Spottiswoode would become the seventh Bond director, but on the basis of what, I can’t really tell. His most recognizable films were Turner & Hooch, Air America, and Stop! Or My Mom Will Shoot released in the late eighties and early nineties. Spottiswoode basically didn’t interfere too much with the winning formula from Goldeneye. Brosnan had been accepted as Bond, and all that needed to be done was to make an exciting action picture. If the script is there and you’ve got professionals around you, then a movie like this seems to direct itself.

That’s not completely true, but since studios started becoming mere percentage points of larger conglomerates, the bottom line has called the shots more than directors have these days. Seriously, if you look at Spottiswoode’s resume, what exactly tells any producer that he can deliver a huge action hit? Nothing. This is why I debate this kind of thing. Spottiswoode must have been a perfect, deadline-beating professional and that’s why he was chosen.

In Tomorrow Never Dies, media baron Elliot Carver (Jonathan Pryce) is staging a prelude to war between China and Great Britain and hopes to become an even bigger media baron with his impossibly quick reportage on said events, leading up to what he hopes is a full-scale war and his domination of the market.

Bond searches for information from Carver’s wife Paris (Teri Hatcher), a former bedpost notch, and then teams with the initially unwilling Chinese agent Wai Lin (Michelle Yeoh, one of the biggest female ass-kickers of the franchise) in the hopes of bringing down Carver.
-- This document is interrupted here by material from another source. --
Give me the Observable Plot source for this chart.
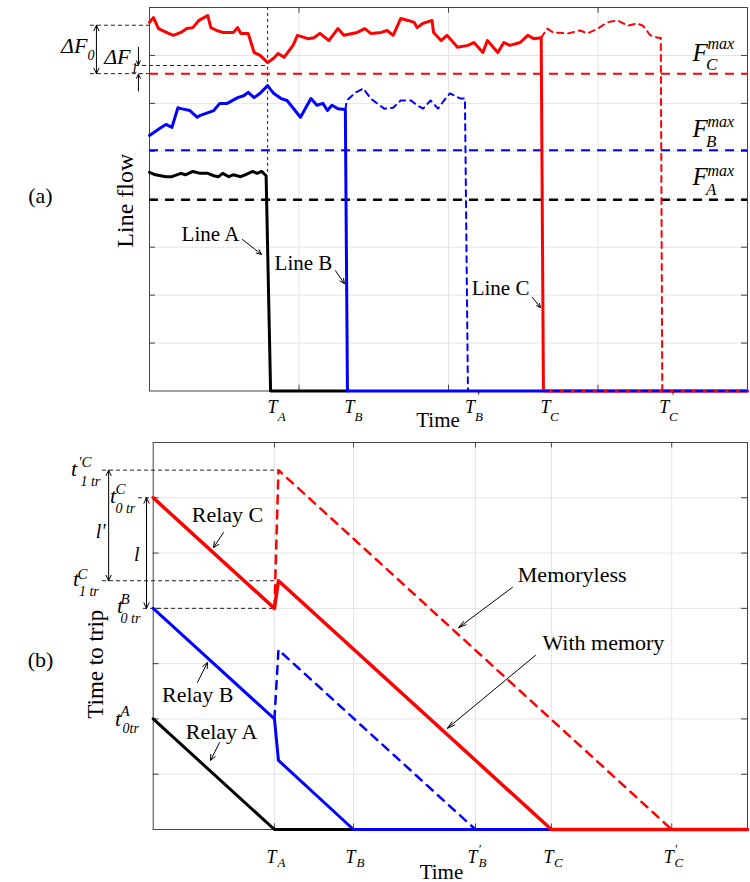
<!DOCTYPE html>
<html><head><meta charset="utf-8">
<script src="https://cdn.jsdelivr.net/npm/d3@7"></script>
<script src="https://cdn.jsdelivr.net/npm/@observablehq/plot@0.6"></script>
<style>body{margin:0;background:#fff} #chart{width:750px;height:882px} #chart svg{display:block}</style>
</head><body><div id="chart"></div>
<script>
// ---------- Panel (a): line flows ----------
const lineA = [[0,4.56],[0.04,4.51],[0.11,4.47],[0.15,4.47],[0.21,4.54],[0.24,4.51],[0.29,4.58],[0.34,4.54],[0.39,4.54],[0.43,4.49],[0.46,4.47],[0.49,4.54],[0.53,4.47],[0.56,4.51],[0.61,4.47],[0.64,4.51],[0.69,4.58],[0.72,4.54],[0.75,4.58],[0.78,4.49],[0.81,0],[1.324,0]];
const lineB = [[0,5.33],[0.07,5.48],[0.11,5.56],[0.15,5.50],[0.19,5.91],[0.21,5.89],[0.27,5.85],[0.32,5.71],[0.34,5.75],[0.43,5.85],[0.47,6.0],[0.52,6.0],[0.59,6.12],[0.63,6.16],[0.66,6.23],[0.70,6.12],[0.74,6.21],[0.79,6.37],[0.83,6.21],[0.88,6.10],[0.92,6.06],[1.01,5.71],[1.08,6.10],[1.12,5.96],[1.16,6.0],[1.19,5.85],[1.22,5.96],[1.26,5.89],[1.31,5.87],[1.324,0],[4,0]];
const lineBNoTrip = [[1.31,5.87],[1.32,6.06],[1.38,6.23],[1.43,6.31],[1.48,6.10],[1.57,5.89],[1.63,5.91],[1.68,6.06],[1.75,6.06],[1.79,5.96],[1.83,5.89],[1.88,6.06],[1.93,5.89],[1.97,6.06],[2.01,6.21],[2.08,6.10],[2.11,6.10],[2.13,0],[4,0]];
const lineC = [[0,7.69],[0.027,7.79],[0.06,7.56],[0.12,7.47],[0.16,7.42],[0.21,7.48],[0.25,7.56],[0.29,7.58],[0.33,7.73],[0.39,7.83],[0.41,7.58],[0.45,7.52],[0.49,7.48],[0.56,7.48],[0.59,7.58],[0.61,7.46],[0.66,7.46],[0.70,7.06],[0.74,7.0],[0.79,6.85],[0.83,6.94],[0.86,7.04],[0.90,6.96],[0.96,7.21],[0.99,7.42],[1.06,7.35],[1.10,7.37],[1.14,7.46],[1.20,7.31],[1.26,7.56],[1.30,7.42],[1.39,7.48],[1.44,7.56],[1.48,7.46],[1.55,7.48],[1.59,7.52],[1.63,7.42],[1.68,7.77],[1.73,7.73],[1.77,7.69],[1.79,7.58],[1.83,7.67],[1.89,7.73],[1.90,7.48],[1.95,7.31],[1.99,7.42],[2.06,7.17],[2.13,7.21],[2.17,7.27],[2.23,7.06],[2.26,7.31],[2.33,7.06],[2.37,7.27],[2.41,7.21],[2.48,7.27],[2.53,7.42],[2.57,7.35],[2.62,7.37],[2.635,0],[4,0]];
const lineCNoTrip = [[2.62,7.37],[2.66,7.56],[2.70,7.48],[2.80,7.46],[2.88,7.52],[2.93,7.46],[3.0,7.56],[3.06,7.69],[3.13,7.73],[3.20,7.62],[3.26,7.67],[3.30,7.62],[3.35,7.42],[3.40,7.37],[3.42,7.37],[3.43,0],[4,0]];
const limitNames = ["A","B","C"];
const limitValues = [3.99, 5.02, 6.62];
const tickLetters = ["A","B","B","C","C"];
const tickPrimes = [false,false,true,false,true];
const tickTimesA = [0.81, 1.324, 2.13, 2.635, 3.43];
const gridXA = [1,2,3];
const gridYA = [1,2,3,4,5,6,7];

// ---------- Panel (b): time to trip ----------
const relayA = [[0,2],[0.816,0],[1.348,0]];
const relayB = [[0,4],[0.816,2],[0.843,1.25],[1.348,0],[4,0]];
const relayBMemoryless = [[0.816,2],[0.843,3.25],[2.169,0]];
const relayC = [[0,6],[0.816,4],[0.843,4.5],[2.68,0],[4,0]];
const relayCMemoryless = [[0.816,4],[0.843,6.5],[3.49,0]];
const tickTimesB = [0.816, 1.348, 2.169, 2.68, 3.49];
const gridYB = [1,2,3,4,5,6];

const serif = "Liberation Serif";
const pts = a => a.map(([t, v]) => ({t, v}));
const txt = (s, x, y, o = {}) => Plot.text([s], {x: [x], y: [y], text: [s], fontFamily: serif, fontSize: 22, fill: "black", lineAnchor: "bottom", ...o});
const it = (s, x, y, o = {}) => txt(s, x, y, {fontStyle: "italic", ...o});
const arr = (x1, y1, x2, y2, o = {}) => Plot.arrow([0], {x1: [x1], y1: [y1], x2: [x2], y2: [y2], stroke: "black", strokeWidth: 1, headLength: 9, headAngle: 50, ...o});
const hd = (y, x1, x2, o = {}) => Plot.ruleY([y], {x1: [x1], x2: [x2], stroke: "#222", strokeWidth: 1, strokeDasharray: "4,3", ...o});
const ln = (data, stroke, w, o = {}) => Plot.line(pts(data), {x: "t", y: "v", stroke, strokeWidth: w, ...o});

const ticksA = tickTimesA.map((t, i) => ({t, l: tickLetters[i], p: tickPrimes[i]}));
const ticksB = tickTimesB.map((t, i) => ({t, l: tickLetters[i], p: tickPrimes[i]}));
const limits = limitValues.map((v, i) => ({v, n: limitNames[i]}));
const fLabelY = {A: [4.29, 4.49, 4.08], B: [5.29, 5.50, 5.08], C: [6.89, 7.14, 6.69]};

const boxTicks = (gx, gy, xmax, ymax, dx, dy) => [
  Plot.ruleX(gx, {y1: () => 0, y2: () => dy, stroke: "#444"}),
  Plot.ruleX(gx, {y1: () => ymax - dy, y2: () => ymax, stroke: "#444"}),
  Plot.ruleY(gy, {x1: () => 0, x2: () => dx, stroke: "#444"}),
  Plot.ruleY(gy, {x1: () => xmax - dx, x2: () => xmax, stroke: "#444"})
];

const tickLabels = (ticks, o) => [
  Plot.text(ticks, {x: "t", text: () => "T", frameAnchor: "bottom", dx: o.tdx, dy: o.tdy, lineAnchor: "bottom", fontFamily: serif, fontStyle: "italic", fontSize: 18, fill: "black"}),
  Plot.text(ticks, {x: "t", text: "l", frameAnchor: "bottom", dx: o.sdx, dy: o.sdy, lineAnchor: "bottom", fontFamily: serif, fontStyle: "italic", fontSize: 13, fill: "black"}),
  Plot.text(ticks.filter(d => d.p), {x: "t", text: () => "'", frameAnchor: "bottom", dx: o.pdx, dy: o.pdy, lineAnchor: "bottom", fontFamily: serif, fontStyle: "italic", fontSize: 13, fill: "black"})
];

const plotA = Plot.plot({
  width: 750, height: 432,
  marginTop: 7, marginLeft: 149, marginRight: 3, marginBottom: 41.5,
  x: {domain: [0, 4], axis: null},
  y: {domain: [0, 8], axis: null},
  style: {background: "white", fontFamily: serif},
  marks: [
    Plot.ruleX(gridXA, {stroke: "#e4e4e4"}),
    Plot.ruleY(gridYA, {stroke: "#e4e4e4"}),
    ...boxTicks(gridXA, gridYA, 4, 8, 0.04, 0.12),
    Plot.frame({stroke: "#444"}),
    Plot.ruleY(limits.filter(d => d.n === "A"), {y: "v", stroke: "black", strokeWidth: 2.5, strokeDasharray: "9,7"}),
    Plot.ruleY(limits.filter(d => d.n === "B"), {y: "v", stroke: "#0000ff", strokeWidth: 2, strokeDasharray: "9,7"}),
    Plot.ruleY(limits.filter(d => d.n === "C"), {y: "v", stroke: "#ff0000", strokeWidth: 2, strokeDasharray: "9,7"}),
    Plot.ruleX([0.79], {y1: [4.56], y2: [8], stroke: "#222", strokeWidth: 1, strokeDasharray: "3,3"}),
    hd(7.63, -0.395, 0),
    hd(6.62, -0.395, 0),
    hd(6.79, -0.094, 0.79),
    ln(lineA, "black", 3),
    ln(lineB, "#0000ff", 3),
    ln(lineC, "#ff0000", 3),
    ln(lineCNoTrip, "#ff0000", 2, {strokeDasharray: "6,5"}),
    ln(lineBNoTrip, "#0000ff", 2, {strokeDasharray: "6,5"}),
    ...limitNames.flatMap(n => [
      it("F", 3.632, fLabelY[n][0], {fontSize: 25, textAnchor: "start"}),
      it("max", 3.732, fLabelY[n][1], {fontSize: 16, textAnchor: "start"}),
      it(n, 3.722, fLabelY[n][2], {fontSize: 17, textAnchor: "start"})
    ]),
    arr(-0.355, 7.125, -0.355, 7.63), arr(-0.355, 7.125, -0.355, 6.62),
    arr(-0.074, 7.17, -0.074, 6.80, {headLength: 7}), arr(-0.074, 6.26, -0.074, 6.61, {headLength: 7}),
    it("\u0394F", -0.415, 7.06, {textAnchor: "end", fontSize: 22}),
    it("0", -0.415, 6.91, {textAnchor: "start", fontSize: 14}),
    it("\u0394F", -0.127, 6.83, {textAnchor: "end", fontSize: 22}),
    it("1", -0.124, 6.64, {textAnchor: "start", fontSize: 14}),
    txt("Line A", 0.408, 3.13, {fontSize: 21}),
    arr(0.622, 3.16, 0.749, 2.85, {headLength: 8}),
    txt("Line B", 1.03, 2.52, {fontSize: 21}),
    arr(1.244, 2.51, 1.304, 2.24, {headLength: 8}),
    txt("Line C", 2.348, 2.0, {fontSize: 21}),
    arr(2.562, 1.95, 2.615, 1.74, {headLength: 8}),
    ...tickLabels(ticksA, {tdx: 2, tdy: 21.5, sdx: 11, sdy: 29.5, pdx: 10, pdy: 9}),
    Plot.text(["Time"], {x: [1.93], text: ["Time"], frameAnchor: "bottom", dy: 35.5, lineAnchor: "bottom", fontFamily: serif, fontSize: 21, fill: "black"}),
    txt("Line flow", -0.16, 3.97, {rotate: -90, fontSize: 24, lineAnchor: "middle"}),
    txt("(a)", -0.73, 4.07, {fontSize: 22, lineAnchor: "middle"})
  ]
});

const plotB = Plot.plot({
  width: 750, height: 450,
  marginTop: 10, marginLeft: 152.7, marginRight: 3, marginBottom: 53,
  x: {domain: [0, 4], axis: null},
  y: {domain: [0, 7], axis: null},
  style: {background: "white", fontFamily: serif},
  marks: [
    Plot.ruleX(tickTimesB, {stroke: "#e4e4e4"}),
    Plot.ruleY(gridYB, {stroke: "#e4e4e4"}),
    ...boxTicks(tickTimesB, gridYB, 4, 7, 0.04, 0.1),
    Plot.frame({stroke: "#444"}),
    hd(6.5, -0.341, 0.843),
    hd(6.0, -0.099, 0),
    hd(4.5, -0.341, 0.843),
    hd(4.0, -0.065, 0.816),
    ln(relayA, "black", 3),
    ln(relayB, "#0000ff", 3),
    ln(relayBMemoryless, "#0000ff", 2.5, {strokeDasharray: "8,7"}),
    ln(relayC, "#ff0000", 3.5),
    ln(relayCMemoryless, "#ff0000", 2.5, {strokeDasharray: "8,7"}),
    arr(-0.30, 5.5, -0.30, 6.5), arr(-0.30, 5.5, -0.30, 4.5),
    arr(-0.045, 5.0, -0.045, 6.0), arr(-0.045, 5.0, -0.045, 4.0),
    it("l'", -0.354, 5.38, {fontSize: 20, lineAnchor: "middle"}),
    it("l", -0.11, 4.97, {fontSize: 20, lineAnchor: "middle"}),
    it("t", -0.533, 6.40, {fontSize: 22}),
    it("'C", -0.505, 6.55, {fontSize: 15, textAnchor: "start"}),
    it("1 tr", -0.49, 6.22, {fontSize: 14, textAnchor: "start"}),
    it("t", -0.27, 5.91, {fontSize: 22}),
    it("C", -0.254, 6.06, {fontSize: 15, textAnchor: "start"}),
    it("0 tr", -0.254, 5.73, {fontSize: 14, textAnchor: "start"}),
    it("t", -0.52, 4.41, {fontSize: 22}),
    it("C", -0.509, 4.54, {fontSize: 15, textAnchor: "start"}),
    it("1 tr", -0.50, 4.23, {fontSize: 14, textAnchor: "start"}),
    it("t", -0.223, 3.92, {fontSize: 22}),
    it("B", -0.22, 4.07, {fontSize: 15, textAnchor: "start"}),
    it("0 tr", -0.22, 3.73, {fontSize: 14, textAnchor: "start"}),
    it("t", -0.237, 1.88, {fontSize: 22}),
    it("A", -0.22, 2.06, {fontSize: 15, textAnchor: "start"}),
    it("0tr", -0.206, 1.74, {fontSize: 14, textAnchor: "start"}),
    txt("Relay C", 0.50, 5.56),
    arr(0.473, 5.37, 0.406, 5.10),
    txt("Relay B", 0.30, 2.30),
    arr(0.298, 2.66, 0.365, 3.02),
    txt("Relay A", 0.46, 1.64),
    arr(0.446, 1.57, 0.386, 1.25),
    txt("Memoryless", 2.82, 4.47),
    arr(2.418, 4.38, 2.055, 3.65, {headLength: 12, headAngle: 30}),
    txt("With memory", 3.03, 3.24),
    arr(2.573, 3.15, 1.98, 1.83, {headLength: 12, headAngle: 30}),
    ...tickLabels(ticksB, {tdx: -3, tdy: 33, sdx: 7, sdy: 37, pdx: 4, pdy: 23}),
    Plot.text(["Time"], {x: [1.94], text: ["Time"], frameAnchor: "bottom", dy: 49.5, lineAnchor: "bottom", fontFamily: serif, fontSize: 21, fill: "black"}),
    txt("Time to trip", -0.39, 2.99, {rotate: -90, fontSize: 23, lineAnchor: "middle"}),
    txt("(b)", -0.758, 3.06, {fontSize: 22, lineAnchor: "middle"})
  ]
});

document.getElementById("chart").append(plotA, plotB);
</script></body></html>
There are some excellent action pieces here, especially when Bond and Lin are handcuffed together and have to negotiate a motorcycle through a crowded street as bad guys and a helicopter shoot at them. Jonathan Pryce, who is normally a solid character actor, is given a rather lame supervillain to play, and his megalomania is kind of ridiculous. All of this is so he can become the first to cover a huge story and have exclusive media rights in China? Not very exciting, especially since Carver’s conglomerate is already really, really huge.

Overall, it’s got good action, but with no compelling villain it’s average.